Dylan and The Dead (1988)


 
1. Slow Train 2. I Want You 3. Gotta Serve Somebody 4. Queen Jane Approximately 5. Joey 6. All Along the Watchtower 7. Knockin' on Heaven's Door

 

By 1988, collaborative live albums were hardly a novelty, but Dylan & the Dead promised a union of two titanic forces in American music: Bob Dylan, the mythic bard of the counterculture, and the Grateful Dead, those perennial psychedelic journeymen whose improvisational ethos had long defined the live experience. On paper, the collaboration was electrifying. In practice, it yielded an album that is curiously underwhelming—more notable for its missed potential than for any singular musical achievement.

One might have expected the Grateful Dead’s freewheeling sensibility to infuse Dylan’s material with new textures, perhaps revivifying older compositions or uncovering new interpretive layers. Instead, what emerges is a series of performances that feel alarmingly disengaged. The opening track, Slow Train, sets the tone with a perfunctory run-through that begins mid-motion, as though the listener has stumbled into a rehearsal rather than a concert. The arrangement is competent but listless; the energy rarely lifts above the merely serviceable.

Dylan himself seems oddly muted throughout. While he has long embraced live reinterpretation—often to the frustration or delight of his audiences—here his vocals lack both nuance and fire. There is little of the surreal phrasing or dynamic unpredictability that characterizes his best live work. The Dead, for their part, sound deferential to a fault. Rather than pushing Dylan into new terrain, they seem content to accompany him politely, their famed improvisational daring scarcely in evidence. Only on I Want You does a hint of their identity seep through, and even then, it feels more like a trace element than a guiding force.

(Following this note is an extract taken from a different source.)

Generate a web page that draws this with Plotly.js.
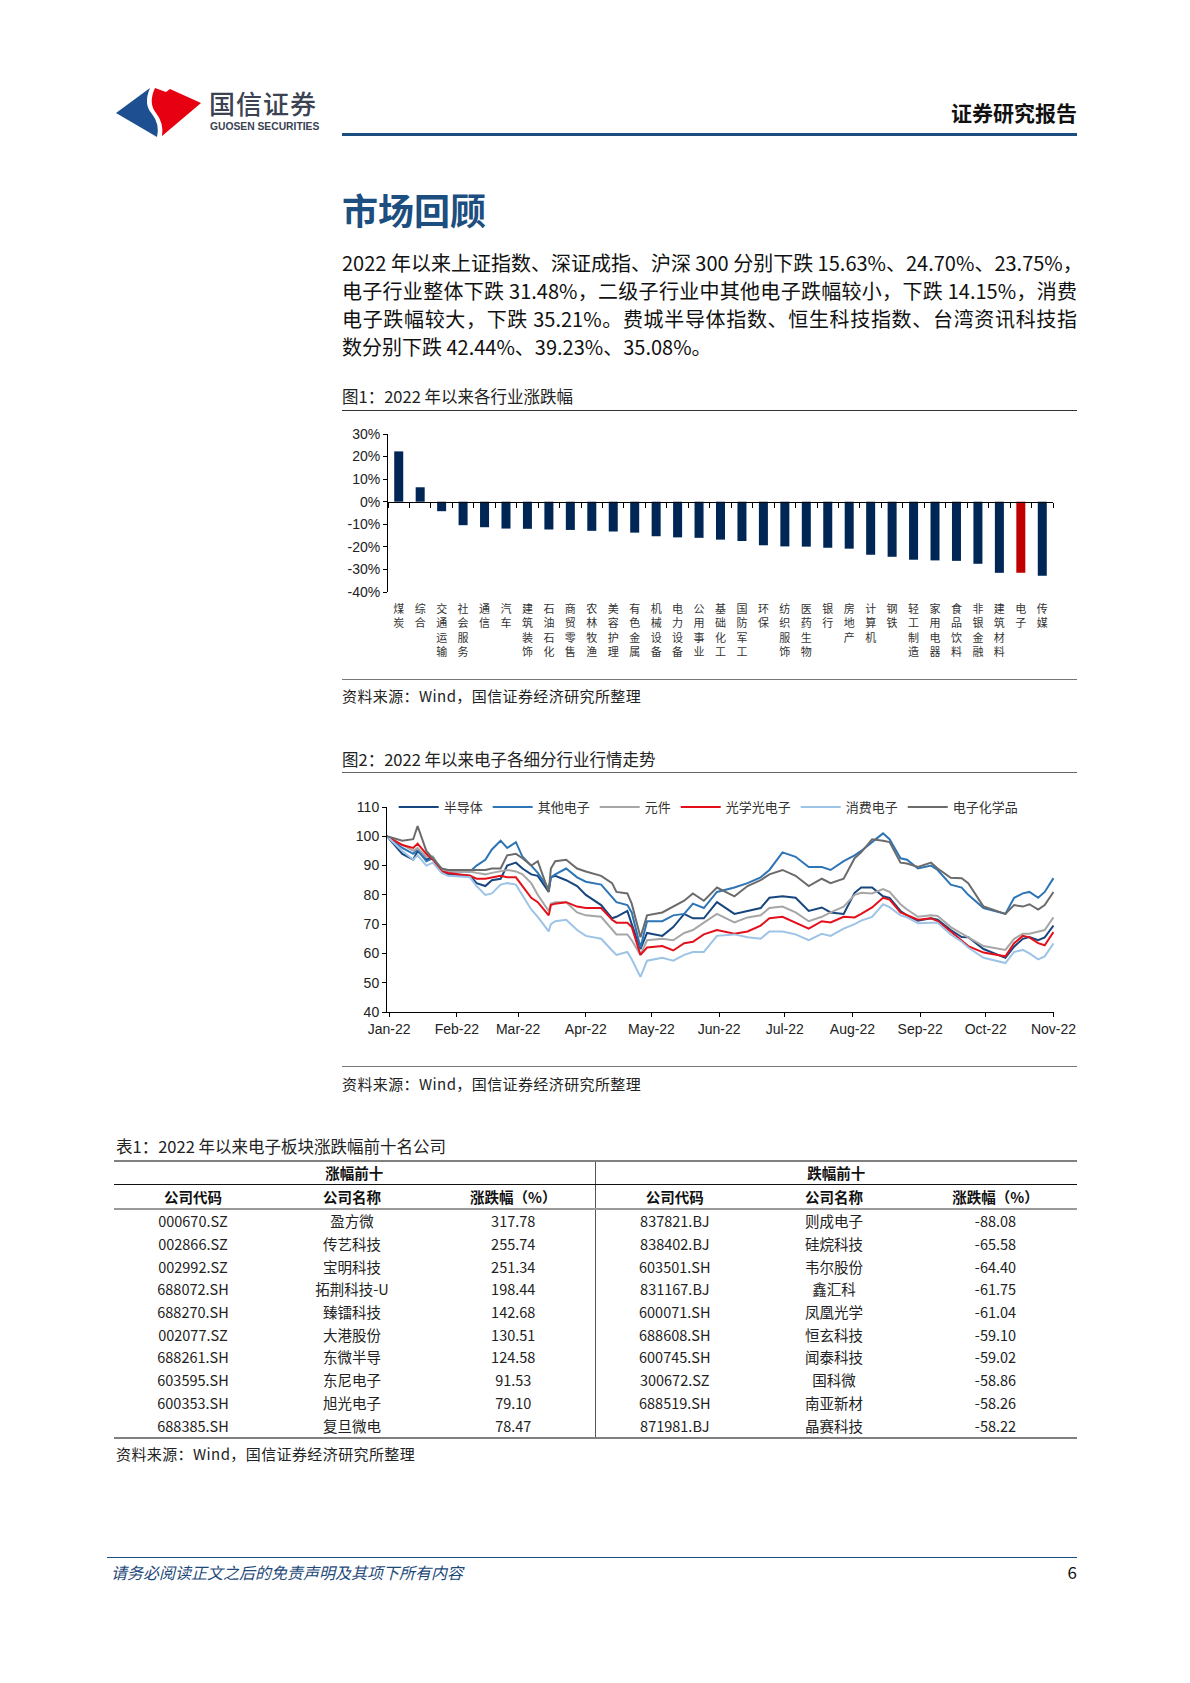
<!DOCTYPE html>
<html><head><meta charset="utf-8">
<script src="https://cdn.plot.ly/plotly-3.0.1.min.js"></script>
<style>
body{margin:0;width:1190px;height:1683px;background:#fff;position:relative;font-family:"Noto Sans CJK SC",sans-serif;overflow:hidden;color:#111}
.abs{position:absolute;white-space:nowrap}
.para{position:absolute;left:342px;width:735px;font-size:20px;line-height:28px;text-align:justify;text-align-last:justify;white-space:nowrap;color:#111}
.hline{position:absolute;height:0}
.figt{position:absolute;left:342px;font-size:16.5px;line-height:22px;color:#222}
.src{position:absolute;font-size:15px;line-height:20px;color:#222;letter-spacing:0.4px}
#tbl{position:absolute;left:114px;top:1160px;width:963px;border-collapse:collapse;table-layout:fixed;font-size:14.5px;color:#222}
#tbl td,#tbl th{padding:0;text-align:center;height:22.7px;line-height:20px;white-space:nowrap}
#tbl th{font-weight:700;color:#111}
#tbl tr.h1 th{border-top:2px solid #808080;border-bottom:1px solid #111;height:22px}
#tbl tr.h2 th{border-bottom:2px solid #9a9a9a;height:23px}
#tbl tr.last td{border-bottom:2px solid #808080}
#tbl .div{border-left:1px solid #555}
</style></head><body>

<svg class="abs" style="left:0;top:0" width="260" height="160" viewBox="0 0 260 160">
  <path d="M116,113 L150,88 Q143,104 152,114 Q160,124 157,137 Z" fill="#1d4f91"/>
  <path d="M155,88 L166,92 L170,89 L201,103 L162,136 Q164,123 156,113 Q148,103 155,88 Z" fill="#e60012"/>
</svg>
<div class="abs" style="left:209px;top:88px;font-size:26px;line-height:30px;font-weight:500;color:#3b4252;letter-spacing:1px">国信证券</div>
<div class="abs" style="left:210px;top:120px;font-size:10.3px;line-height:14px;font-weight:700;color:#3b4252;font-family:'Liberation Sans Narrow','Liberation Sans',sans-serif">GUOSEN SECURITIES</div>
<div class="abs" style="right:113px;top:99px;font-size:21px;line-height:26px;font-weight:700;color:#111">证券研究报告</div>
<div class="hline" style="left:342px;top:133px;width:735px;border-top:3px solid #1c4e80"></div>

<div class="abs" style="left:342px;top:188px;font-size:36px;line-height:42px;font-weight:700;color:#1c4e80">市场回顾</div>

<div class="para" style="top:249px">2022 年以来上证指数、深证成指、沪深 300 分别下跌 15.63%、24.70%、23.75%，</div>
<div class="para" style="top:277px">电子行业整体下跌 31.48%，二级子行业中其他电子跌幅较小，下跌 14.15%，消费</div>
<div class="para" style="top:305px">电子跌幅较大，下跌 35.21%。费城半导体指数、恒生科技指数、台湾资讯科技指</div>
<div class="para" style="top:333px;text-align:left;text-align-last:left">数分别下跌 42.44%、39.23%、35.08%。</div>

<div class="figt" style="top:385px">图1：2022 年以来各行业涨跌幅</div>
<div class="hline" style="left:342px;top:410px;width:735px;border-top:1.5px solid #333"></div>
<div id="bar" class="abs" style="left:300px;top:415px;width:780px;height:260px"></div>
<div class="hline" style="left:342px;top:679px;width:735px;border-top:1px solid #777"></div>
<div class="src" style="left:342px;top:686px">资料来源：Wind，国信证券经济研究所整理</div>

<div class="figt" style="top:748px">图2：2022 年以来电子各细分行业行情走势</div>
<div class="hline" style="left:342px;top:772px;width:735px;border-top:1.5px solid #666"></div>
<div id="line" class="abs" style="left:300px;top:780px;width:780px;height:280px"></div>
<div class="hline" style="left:342px;top:1066px;width:735px;border-top:1px solid #777"></div>
<div class="src" style="left:342px;top:1074px">资料来源：Wind，国信证券经济研究所整理</div>

<div class="abs" style="left:116px;top:1135px;font-size:16.5px;line-height:22px;color:#222">表1：2022 年以来电子板块涨跌幅前十名公司</div>
<table id="tbl">
<colgroup><col style="width:158px"><col style="width:160px"><col style="width:163px"><col style="width:159px"><col style="width:160px"><col style="width:163px"></colgroup>
<tbody id="tbody"></tbody>
</table>
<div class="src" style="left:116px;top:1444px">资料来源：Wind，国信证券经济研究所整理</div>

<div class="hline" style="left:107px;top:1557px;width:970px;border-top:1.5px solid #1c4e80"></div>
<div class="abs" style="left:111px;top:1561px;font-size:16px;line-height:22px;font-style:italic;color:#1e4a7a">请务必阅读正文之后的免责声明及其项下所有内容</div>
<div class="abs" style="right:113px;top:1561px;font-size:17px;line-height:22px;color:#111">6</div>

<script>
// ---------- Figure 1 data ----------
const industries = ['煤炭','综合','交通运输','社会服务','通信','汽车','建筑装饰','石油石化','商贸零售','农林牧渔','美容护理','有色金属','机械设备','电力设备','公用事业','基础化工','国防军工','环保','纺织服饰','医药生物','银行','房地产','计算机','钢铁','轻工制造','家用电器','食品饮料','非银金融','建筑材料','电子','传媒'];
const changes = [22.3,6.4,-4.2,-10.4,-11.3,-11.9,-12.0,-12.3,-12.5,-12.9,-13.2,-13.7,-15.3,-15.8,-16.0,-16.8,-17.4,-19.3,-19.8,-19.9,-20.4,-20.8,-23.5,-24.4,-25.7,-26.0,-26.2,-27.5,-31.5,-31.48,-32.8];
const highlight = '电子';
const pctTickVals = [30,20,10,0,-10,-20,-30,-40];
const pctTickText = ['30%','20%','10%','0%','-10%','-20%','-30%','-40%'];

// ---------- Figure 2 data ----------
const dates = ['2021-12-31','2022-01-07','2022-01-12','2022-01-14','2022-01-18','2022-01-21','2022-01-25','2022-01-28',
'2022-02-07','2022-02-10','2022-02-14','2022-02-17','2022-02-21','2022-02-24','2022-02-28',
'2022-03-03','2022-03-07','2022-03-10','2022-03-15','2022-03-16','2022-03-18','2022-03-23','2022-03-28',
'2022-04-01','2022-04-08','2022-04-13','2022-04-15','2022-04-20','2022-04-22','2022-04-26','2022-04-29',
'2022-05-06','2022-05-11','2022-05-16','2022-05-20','2022-05-25','2022-05-31',
'2022-06-08','2022-06-14','2022-06-20','2022-06-24','2022-06-30',
'2022-07-06','2022-07-12','2022-07-18','2022-07-22','2022-07-28',
'2022-08-02','2022-08-05','2022-08-10','2022-08-15','2022-08-18','2022-08-23','2022-08-26','2022-08-31',
'2022-09-06','2022-09-09','2022-09-15','2022-09-20','2022-09-23','2022-09-30',
'2022-10-10','2022-10-14','2022-10-18','2022-10-21','2022-10-25','2022-10-28','2022-11-01'];
const semi = [100,94,92,95,92,93,88,87,
 86.5,84,83,85,85.5,90,91,
 89,87,86.5,81,86,86.5,85,83,
 80,76.5,72,72.5,74.5,70,61.5,67,
 66,69,73.5,72,72,77.5,
 73.5,74.5,75.5,79,79.5,
 79,74.5,75.7,74,73.5,
 80.7,82.5,82.5,79.5,79,74.5,73,71.2,
 72,71.5,68,65.6,65.5,61.5,
 58.5,62.3,65,65.6,64.5,65.5,69.5];
const otherElec = [100,96,94,95.5,91.5,92.5,88.5,88,
 88,90,92,95.5,98.5,96,98,
 93,90,87.5,82,86,87,89,86,
 84.5,83.5,79,77.5,76.5,74,62,71,
 71,73,73.5,77,75.5,81,
 82.5,84,86,88.5,94.5,
 93,89.5,89.5,88.5,91.5,
 93.5,95,98,101,99,92.5,92,89,
 90,88.5,83.5,82.5,80,75.5,
 73.5,79,80.5,81,79,81,85.7];
const components = [100,97,95,96,93,93,88.5,88,
 88,87.5,87,87.5,88,88.5,88,
 87,84,80,74.5,77,77.5,77.5,74,
 73,72.5,68,66.5,66.5,64.5,59.5,64.5,
 65,64.5,67,68,70.5,73.5,
 70.6,72.3,73,75.5,76,
 74,71,72.5,74,76,
 80,80.7,80.5,82,81,76.8,75,72.5,
 73,72.8,69,66.7,65.5,62.5,
 61.2,65,66.7,66.7,67.3,68,72.3];
const opto = [100,97,96,97.5,94,92,88,87.5,
 86.5,85.5,85.5,86,86.5,86,86,
 83,79,77.5,73,76.5,77,77.5,76,
 75.5,75.5,71.5,70.5,70.5,69,59.5,62,
 62.5,61,63.5,64,66.5,68,
 66.7,67.5,69.5,72,72.5,
 70.5,68.5,71,70.6,72.5,
 72.3,73.5,75.7,79,78.4,74,73,71.5,
 72,71,67.5,64.5,62.5,60.3,
 59,63.5,66,65.5,63.5,62.8,67.3];
const consumer = [100,95,92,93.5,90,91,87.5,86.5,
 86,83,80,80.5,83.5,84,83.5,
 80,75,72.5,67.5,70,71,71.5,68,
 66,65,61,59.5,60.5,58,52,57.5,
 58.5,57.5,59.5,60.5,60.5,66,
 66.5,65.5,65,67.5,67.5,
 66.5,64.5,66.7,66,68.5,
 70,71.2,72.5,76.8,75.8,73,72.3,70.3,
 70.5,70.5,66.5,64,62,58.5,
 56.7,60.5,61.2,60,58,59,63.4];
const chem = [100,98.5,99,103.5,95,92.5,89,88.5,
 88.5,88.5,88.5,89,89,93.5,94,
 92.5,90,91.5,81,89,91.5,92,89,
 88,86.5,84,81,80.5,77,65.5,73,
 74,76,78,80.5,78,82.5,
 79.5,83,85,87,88.5,
 86.5,83,85.5,84,85.5,
 92.5,94.5,99,98.5,98,91,90.7,89.5,
 91,89,85.8,85.7,84,76,
 73.5,76.5,76,76.8,75,76.5,81];
const seriesNames = ['半导体','其他电子','元件','光学光电子','消费电子','电子化学品'];
const seriesData = [semi, otherElec, components, opto, consumer, chem];
const seriesColors = ['#17467e','#2e75b6','#a6a6a6','#e3101b','#9dc3e6','#6b6b6b'];

// ---------- Table 1 data ----------
const topCodes = ['000670.SZ','002866.SZ','002992.SZ','688072.SH','688270.SH','002077.SZ','688261.SH','603595.SH','600353.SH','688385.SH'];
const topNames = ['盈方微','传艺科技','宝明科技','拓荆科技-U','臻镭科技','大港股份','东微半导','东尼电子','旭光电子','复旦微电'];
const topPct = ['317.78','255.74','251.34','198.44','142.68','130.51','124.58','91.53','79.10','78.47'];
const botCodes = ['837821.BJ','838402.BJ','603501.SH','831167.BJ','600071.SH','688608.SH','600745.SH','300672.SZ','688519.SH','871981.BJ'];
const botNames = ['则成电子','硅烷科技','韦尔股份','鑫汇科','凤凰光学','恒玄科技','闻泰科技','国科微','南亚新材','晶赛科技'];
const botPct = ['-88.08','-65.58','-64.40','-61.75','-61.04','-59.10','-59.02','-58.86','-58.26','-58.22'];

// ---------- Figure 1 ----------
const tickFont = {family:'Liberation Sans, Arial, sans-serif', size:14, color:'#222'};
const barColors = industries.map(n => n === highlight ? '#c00000' : '#002656');
Plotly.newPlot('bar', [
  {type:'bar', x:industries, y:changes, marker:{color:barColors}, hoverinfo:'skip'},
  {type:'scatter', mode:'markers', x:industries, y:changes, xaxis:'x2', marker:{opacity:0}, hoverinfo:'skip'}
], {
  width:780, height:260, margin:{l:88,r:27,t:19,b:83},
  paper_bgcolor:'rgba(0,0,0,0)', plot_bgcolor:'rgba(0,0,0,0)',
  showlegend:false, bargap:0.58,
  xaxis:{type:'category', range:[-0.5,30.5], showline:false, ticks:'', showgrid:false, zeroline:false,
    tickangle:0, tickmode:'array', tickvals:industries, ticktext:industries.map(s=>s.split('').join('<br>')),
    ticklabelstandoff:9, tickfont:{family:'Noto Sans CJK SC', size:11, color:'#333'}},
  xaxis2:{type:'category', overlaying:'x', anchor:'free', position:40/70, range:[-0.5,30.5],
    showline:true, linecolor:'#000', linewidth:1, ticks:'outside', tickson:'boundaries', ticklen:5,
    tickcolor:'#000', showticklabels:false, showgrid:false, zeroline:false},
  yaxis:{range:[-40,30], tickmode:'array', tickvals:pctTickVals, ticktext:pctTickText, showline:true,
    linecolor:'#000', linewidth:1, ticks:'outside', ticklen:4, tickcolor:'#000', showgrid:false,
    zeroline:false, tickfont:tickFont}
}, {staticPlot:true});

// ---------- Figure 2 ----------
const lineTraces = seriesNames.map((n,i)=>({type:'scatter', mode:'lines', name:n, x:dates, y:seriesData[i],
  line:{color:seriesColors[i], width:2}, hoverinfo:'skip'}));
Plotly.newPlot('line', lineTraces, {
  width:780, height:280, margin:{l:87,r:26,t:22,b:48},
  paper_bgcolor:'rgba(0,0,0,0)', plot_bgcolor:'rgba(0,0,0,0)',
  xaxis:{type:'date', range:['2021-12-31','2022-11-01 06:00'], tick0:'2022-01-01', dtick:'M1', tickformat:'%b-%y',
    ticks:'outside', ticklen:4, showline:true, linecolor:'#000', tickcolor:'#000', showgrid:false, zeroline:false, tickfont:tickFont},
  yaxis:{range:[40,110], tick0:40, dtick:10, ticks:'outside', ticklen:4, showline:true, linecolor:'#000',
    tickcolor:'#000', showgrid:false, zeroline:false, tickfont:tickFont},
  legend:{orientation:'h', x:0.01, xanchor:'left', y:1, yanchor:'middle', bgcolor:'rgba(0,0,0,0)',
    font:{family:'Noto Sans CJK SC', size:13, color:'#333'}, itemwidth:40}
}, {staticPlot:true});

// ---------- Table ----------
const tb = document.getElementById('tbody');
let html = '<tr class="h1"><th colspan="3">涨幅前十</th><th colspan="3" class="div">跌幅前十</th></tr>';
html += '<tr class="h2"><th>公司代码</th><th>公司名称</th><th>涨跌幅（%）</th><th class="div">公司代码</th><th>公司名称</th><th>涨跌幅（%）</th></tr>';
for (let i=0;i<topCodes.length;i++){
  html += '<tr'+(i===topCodes.length-1?' class="last"':'')+'><td>'+topCodes[i]+'</td><td>'+topNames[i]+'</td><td>'+topPct[i]+
    '</td><td class="div">'+botCodes[i]+'</td><td>'+botNames[i]+'</td><td>'+botPct[i]+'</td></tr>';
}
tb.innerHTML = html;
</script>
</body></html>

The tracklist is limited—just seven songs—though the performances are often elongated. Yet length does not translate into depth. The extended jams lack direction, and the setlist omits any fresh or unexpected selections that might have justified the exercise. The album, for all its promise, plays like a footnote: neither an essential entry in Dylan’s catalogue nor a meaningful expansion of the Dead’s repertoire. Perhaps the disappointment lies in expectations. With such formidable legacies behind them, one hoped for a synthesis that would transcend both. Instead, Dylan & the Dead settles for a curiously mechanical rendering of familiar material, devoid of the spontaneity or spirit that defined either artist at their best.

It is not a catastrophe—merely a missed opportunity. And in the careers of artists so defined by reinvention, perhaps that is the greater disappointment.